Hyperparameters of the Support Vector Machine
The support vector machine (SVM) is a very different approach for supervised learning than decision trees. In this article I will try to write something about the different hyperparameters of SVM.
Different kernels
The main hyperparameter of the SVM is the kernel. It maps the observations into some feature space. Ideally the observations are more easily (linearly) separable after this transformation. There are multiple standard kernels for this transformations, e.g. the linear kernel, the polynomial kernel and the radial kernel. The choice of the kernel and their hyperparameters affect greatly the separability of the classes (in classification) and the performance of the algorithm.
The linear kernel
The linear kernel is $K(x_i, x_j) = x_i’ x_j$.
When using this kernel we only have one hyperparameter in SVM: The cost parameter $C$.
The polynomial kernel
The polynomial kernel is $K(x_i, x_j) = (r + \gamma \cdot x_i’ x_j)^d$.
Usually the parameter $r$ is set to zero and $\gamma$ to a fixed value, e.g. $1/n$ with $n$ being the number of observations. Beside the cost parameter $C$ the integer parameter $d$ has to be tuned, usually values between 1 and 10 are chosen.
The radial kernel
The radial kernel is $K(x_i, x_j) = e^{\gamma \cdot x_i’ x_j}$.
This kernel is the most used and most successful kernel, due to the flexibility of separating observations with this method. Additionally to the cost parameter $C$, the hyperparameter $\gamma$ has to be tuned. In the paper A practical guide to Support Vector Classifier they recommend to search $C$ in the range $[2^{-5}; 2^{15}]$ and $\gamma$ in the range $[2^{-15};2^3]$.
Tuning of the radial kernel in R
Tuning in R can be done easily with the mlrHyperopt R package, which is based on mlr and mlrMBO.
In the following we can see the tuning of SVM with radial kernel (tuning parameter $C$ and $\gamma$) for the iris classification task.
devtools::install_github("berndbischl/ParamHelpers") # version >= 1.11 needed.

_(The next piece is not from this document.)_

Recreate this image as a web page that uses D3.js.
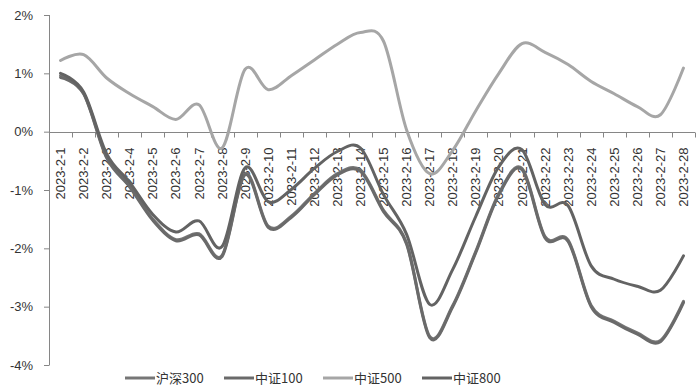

devtools::install_github("jakob-r/mlrHyperopt", dependencies = FALSE)
library(mlrHyperopt)
res = hyperopt(iris.task, learner = "classif.svm")
res
# Tune result:
# Op. pars: cost=1.21e+04; gamma=0.000239
# mmce.test.mean=0.0266667
With plotOptPath
we can see a picture of the performance of SVM dependent on the two hyperparameters and some other informations of the tuning process:
plotOptPath(res$opt.path)
It is also possible to use mlrHyperopt within mlr, by using a Wrapper. Then all the tools and possibilities that are available in the mlr package can be used. Here is an example code:
task = makeClassifTask(data = iris, target = "Species")
lrn = makeLearner("classif.svm")
lrn = makeHyperoptWrapper(lrn)
mod = train(lrn, task)
print(getTuneResult(mod))
# Tune result:
# Op. pars: cost=42.6; gamma=0.0084
# mmce.test.mean=0.0333333
Instead of using model-based optimization for tuning other tuning strategies especially tailored for SVM can be used. This will be the topic of one of the following blog posts.